O núcleo principal de vinha situa-se na zona da Criação Velha, mesmo de frente para a ilha do Faial e onde o comendador Manuel Serpa, ex-padre, político reformado e verdadeira enciclopédia viva, deu uma verdadeira lição de história ao grupo. É um imenso e reticulado lajido de cujas curraletas saem os vinhos mais maduros da ilha, em especial da casta Verdelho, a base dos tradicionais licorosos, vinhos com 16 a 19 graus de álcool, normalmente não aguardentados, envelhecidos em pipas de muito uso e com um aroma e um sabor desconcertantes. Quem está habituado a Porto Tawny e a Madeira, pode estranhar. Mas, aos poucos, é difícil ficar indiferente e não gostar destes vinhos secos ou meios secos de grande salinidade e frescura.

Os licorosos mais surpreendentes encontram-se muitas vezes em casa de pequenos viticultores, em especial da zona da Criação Velha. Viticultores como António Tavares, que todos os anos faz umas poucas centenas de litros de Verdelho.

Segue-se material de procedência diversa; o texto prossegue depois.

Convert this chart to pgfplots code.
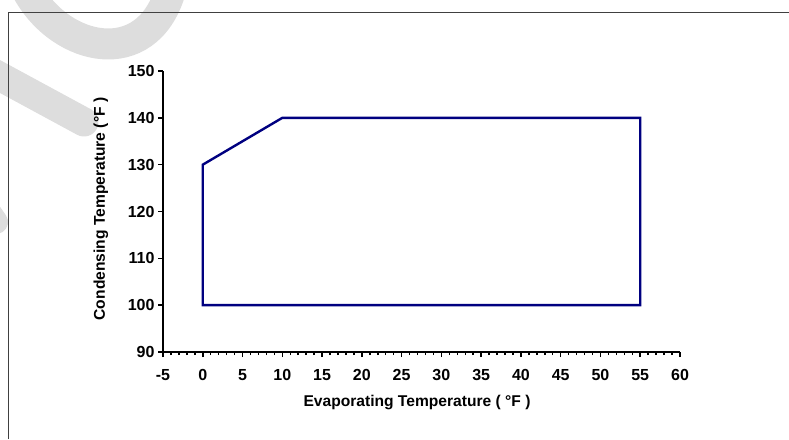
\documentclass[border=0pt]{standalone}
\usepackage{fontspec}
\setmainfont{Liberation Sans}
\usepackage{pgfplots}
\pgfplotsset{compat=1.18}
\definecolor{navy}{RGB}{0,0,128}
\definecolor{wm}{RGB}{221,221,221}
\definecolor{framec}{RGB}{64,64,64}
\begin{document}
\begin{tikzpicture}
\path[use as bounding box] (0pt,0pt) rectangle (789pt,-439pt);
\begin{scope}
\clip (0pt,0pt) rectangle (789pt,-439pt);
\draw[wm, line width=31pt, line cap=round] (28pt,8pt) .. controls (62pt,-52pt) and (146pt,-70pt) .. (170pt,8pt);
\draw[wm, line width=29pt, line cap=round] (-12pt,-70pt) -- (84pt,-122pt);
\draw[wm, line width=24pt, line cap=round] (-22pt,-196pt) -- (-4pt,-222pt);
\end{scope}
\draw[framec, line width=1.3pt] (8.5pt,-439pt) -- (8.5pt,-12.5pt) -- (789pt,-12.5pt);
\begin{axis}[
  at={(163pt,-352pt)}, anchor=south west,
  scale only axis, width=517pt, height=281pt,
  xmin=-5, xmax=60, ymin=90, ymax=150,
  axis x line*=bottom, axis y line*=left,
  axis line style={-, black, line width=1.8pt},
  xtick={-5,0,...,60}, ytick={90,100,...,150},
  minor x tick num=4,
  tick align=outside,
  major tick length=5pt, minor tick length=3pt,
  tick style={black, line width=1.5pt},
  /pgf/number format/assume math mode=true,
  ticklabel style={font=\bfseries\fontsize{16}{19}\selectfont},
  xticklabel style={anchor=base, yshift=-23pt},
  xlabel={Evaporating Temperature ( °F )},
  ylabel={Condensing Temperature (°F )},
  label style={font=\bfseries\fontsize{15.6}{18}\selectfont},
  xlabel style={at={(axis description cs:0.4913,-0.1922)}, anchor=base},
  ylabel style={at={(axis description cs:-0.1122,0.509)}, anchor=base},
]
\addplot[navy, line width=2.4pt, line join=miter, mark=none] coordinates {(0,100) (0,130) (10,140) (55,140) (55,100)} -- cycle;
\end{axis}
\end{tikzpicture}
\end{document}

Espreitando a pequena adega, ninguém daria um cêntimo pelo seu vinho. Mas o seu Verdelho, seco, salino e com uma acidez pungente, foi um dos melhores que se provaram. 

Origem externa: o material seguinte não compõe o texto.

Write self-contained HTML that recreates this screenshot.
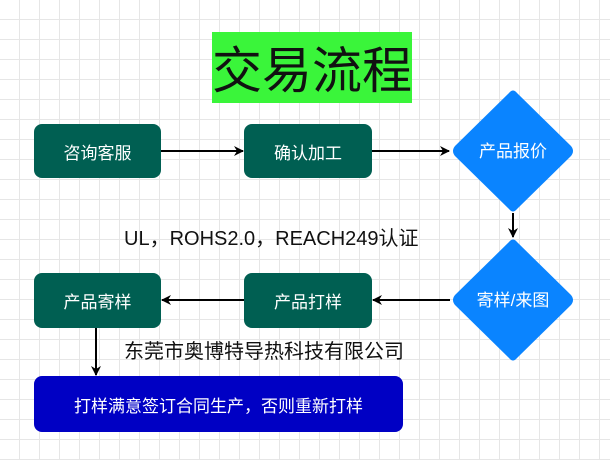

Não há nada que rivalize com a zona da Criação Velha. As suas vinhas de lajido são as mais cobiçadas da ilha. Mas há um outro lugar que começa a ser falado: São Mateus. É aqui que a Azores Wine Company, de António Maçanita, Paulo Machado e Filipe Rocha, está a erguer a maior vinha contínua do Pico. São cerca de 40 hectares de curraletas, até há bem pouco tempo povoadas de faias e incensos. A mesma empresa – envolvida em projectos de recuperação das castas Verdelho, Arinto dos Açores e Terrantez do Pico e que tem vindo a produzir alguns dos mais entusiasmantes brancos dos Açores, todos monocastas - está também a recuperar vinhas na zona das Bandeiras, na costa norte, e vai participar ainda num projecto de enoturismo em São Roque. Ao todo, a Azores Wine Company irá ficar com uma área de cerca de 100 hectares de vinha, mais ou menos 10 por cento do total da área de vinha da ilha.

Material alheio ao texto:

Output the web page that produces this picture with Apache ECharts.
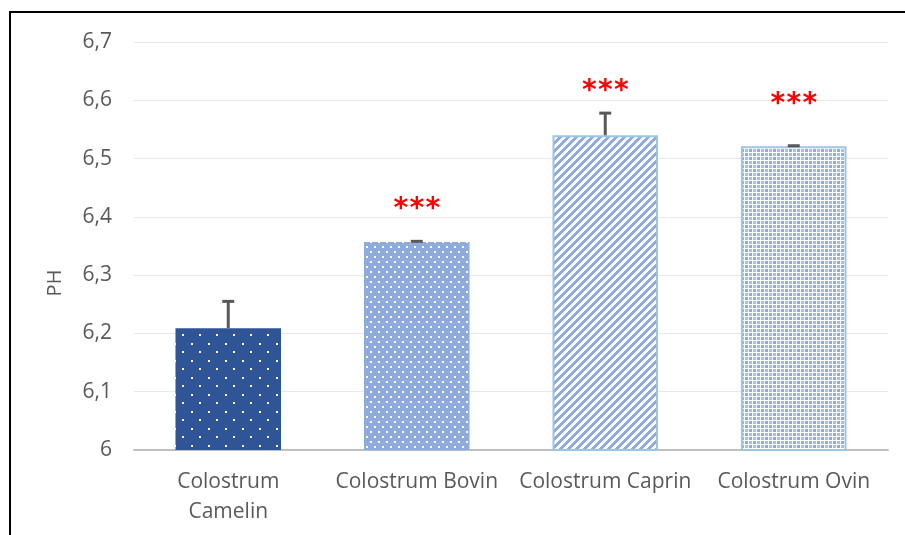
<!DOCTYPE html>
<html>
<head>
<meta charset="utf-8">
<script src="https://cdn.jsdelivr.net/npm/echarts@6/dist/echarts.min.js"></script>
<style>
html, body { margin: 0; padding: 0; background: #fff; }
#main { width: 905px; height: 535px; }
</style>
</head>
<body>
<div id="main"></div>
<script>
var categories = ['Colostrum Camelin', 'Colostrum Bovin', 'Colostrum Caprin', 'Colostrum Ovin'];
var phValues = [6.209, 6.357, 6.540, 6.521];
var phErrors = [0.046, 0.001, 0.038, 0.001];
var signif = ['', '***', '***', '***'];
var signifY = [null, 6.413, 6.614, 6.593];
var yTicks = [6, 6.1, 6.2, 6.3, 6.4, 6.5, 6.6, 6.7];

// petits motifs pour imiter les remplissages Excel
function makePattern(w, h, draw) {
    var c = document.createElement('canvas');
    c.width = w; c.height = h;
    var ctx = c.getContext('2d');
    draw(ctx);
    return { image: c, repeat: 'repeat' };
}
var dotsDark = makePattern(17, 17, function (ctx) {
    ctx.fillStyle = '#2F5597'; ctx.fillRect(0, 0, 17, 17);
    ctx.fillStyle = '#ffffff';
    ctx.fillRect(4, 3, 2, 2);
    ctx.fillRect(12, 11, 2, 2);
});
var dotsLight = makePattern(8, 10, function (ctx) {
    ctx.fillStyle = '#8FAADC'; ctx.fillRect(0, 0, 8, 10);
    ctx.fillStyle = '#ffffff';
    ctx.fillRect(2, 1, 2, 2);
    ctx.fillRect(6, 6, 2, 2);
});
var stripes = makePattern(8, 8, function (ctx) {
    ctx.fillStyle = '#ffffff'; ctx.fillRect(0, 0, 8, 8);
    ctx.fillStyle = '#8FAADC';
    for (var y = 0; y < 8; y++) {
        for (var k = 0; k < 4; k++) {
            ctx.fillRect((7 - y + k) % 8, y, 1, 1);
        }
    }
});
var lattice = makePattern(8, 8, function (ctx) {
    ctx.fillStyle = '#ffffff'; ctx.fillRect(0, 0, 8, 8);
    ctx.fillStyle = '#8FAADC';
    ctx.fillRect(1, 1, 3, 3);
    ctx.fillRect(5, 5, 3, 3);
    ctx.fillStyle = '#A9BEE4';
    ctx.fillRect(5, 1, 3, 3);
    ctx.fillRect(1, 5, 3, 3);
});
var fills = [dotsDark, dotsLight, stripes, lattice];
var borders = [null, null, '#9DC3E6', '#9DC3E6'];

var barData = phValues.map(function (v, i) {
    var it = { value: v, itemStyle: { color: fills[i] } };
    if (borders[i]) { it.itemStyle.borderColor = borders[i]; it.itemStyle.borderWidth = 2; }
    return it;
});
var errData = phValues.map(function (v, i) { return [i, v, v + phErrors[i]]; });
var starData = [];
signifY.forEach(function (y, i) { if (y !== null) starData.push([i, y, signif[i]]); });

var chart = echarts.init(document.getElementById('main'));
var option = {
    animation: false,
    grid: { left: 134, right: 17, top: 42, bottom: 85 },
    xAxis: {
        type: 'category',
        data: categories,
        axisLine: { lineStyle: { color: '#BFBFBF', width: 2 } },
        axisTick: { show: false },
        axisLabel: {
            color: '#595959', fontSize: 21, fontFamily: 'Open Sans', margin: 17, lineHeight: 30,
            interval: 0,
            formatter: function (s) { return s.replace(' Camelin', '\nCamelin'); }
        }
    },
    yAxis: {
        type: 'value',
        min: yTicks[0], max: yTicks[yTicks.length - 1], interval: 0.1,
        axisLine: { show: false },
        axisTick: { show: false },
        splitLine: { lineStyle: { color: '#E8E8E8', width: 1 } },
        axisLabel: {
            color: '#595959', fontSize: 21, fontFamily: 'Open Sans', margin: 22,
            formatter: function (v) { return (Math.round(v * 10) / 10).toString().replace('.', ','); }
        }
    },
    graphic: [
        { type: 'rect', shape: { x: 10, y: 12, width: 1000, height: 600 },
          style: { fill: 'none', stroke: '#000', lineWidth: 2 }, z: 100 },
        { type: 'text', x: 55, y: 283, rotation: Math.PI / 2,
          style: { text: 'PH', fill: '#595959', font: '20px "Open Sans"', align: 'center', verticalAlign: 'middle' } }
    ],
    series: [
        {
            type: 'bar',
            data: barData,
            barWidth: '56%'
        },
        {
            type: 'custom',
            data: errData,
            z: 5,
            renderItem: function (params, api) {
                var base = api.coord([api.value(0), api.value(1)]);
                var top = api.coord([api.value(0), api.value(2)]);
                var x = base[0];
                return { type: 'group', children: [
                    { type: 'line', shape: { x1: x, y1: base[1], x2: x, y2: top[1] },
                      style: { stroke: '#595959', lineWidth: 3 } },
                    { type: 'line', shape: { x1: x - 6, y1: top[1], x2: x + 6, y2: top[1] },
                      style: { stroke: '#595959', lineWidth: 3 } }
                ] };
            }
        },
        {
            type: 'custom',
            data: starData,
            z: 6,
            renderItem: function (params, api) {
                var p = api.coord([api.value(0), api.value(1)]);
                var txt = starData[params.dataIndex][2];
                var children = [];
                for (var k = 0; k < txt.length; k++) {
                    children.push({ type: 'text', x: p[0] + (k - (txt.length - 1) / 2) * 16, y: p[1],
                        style: { text: txt[k], fill: '#FF0000', font: 'bold 28px "DejaVu Sans"', align: 'center', verticalAlign: 'middle' } });
                }
                return { type: 'group', children: children };
            }
        }
    ]
};
chart.setOption(option);
</script>
</body>
</html>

Nessa altura, será o maior operador privado. Hoje, disputa esse estatuto com a Curral Atlantis, a primeira empresa a engarrafar vinhos estremes no Pico e cujo consultor enológico é Paulo Laureano. Os seus Arinto e Verdelho-Arinto são brancos com uma tensão e uma frescura fabulosas. O  grosso da produção da ilha continua a ser assegurado pela Cooperativa Agrícola do Pico (produz entre 200 mil e 400 mil litros por ano), que tem vindo a renovar o seu portefólio, com a aposta em vinhos naturais, espumantes (muito bom o Gouveio, ainda por engarrafar) e em brancos com fermentação e estágio em barrica.

Um deles é o novo e interessante Espalamaca, ainda por engarrafar mas que pudemos provar pela primeira vez em São Jorge, no final de uma rápida incursão de um dia a esta ilha, iniciada com uma visita à queijaria Canada, que só utiliza leite cru de produção própria. A procura é tanta que os queijos são vendidos com um tempo máximo de cura de apenas quatro meses. Os queijos mais velhos, com 12 ou 24 meses de cura, os melhores, só são produzidos pela União das Cooperativas Agrícolas de lacticínios de S. Jorge, também a partir de leite cru. São queijos crocantes que pedem mesmo vinho, em especial licorosos do Pico, mas também brancos como o referido Espalamaca. Bebêmo-lo a acompanhar umas deliciosas conservas de atum aromatizadas Santa Catarina, produzidas também em São Jorge, e uma tenra e suculenta carne de vitela grelhada do Pico, cortesia da Associação de Agricultores desta ilha.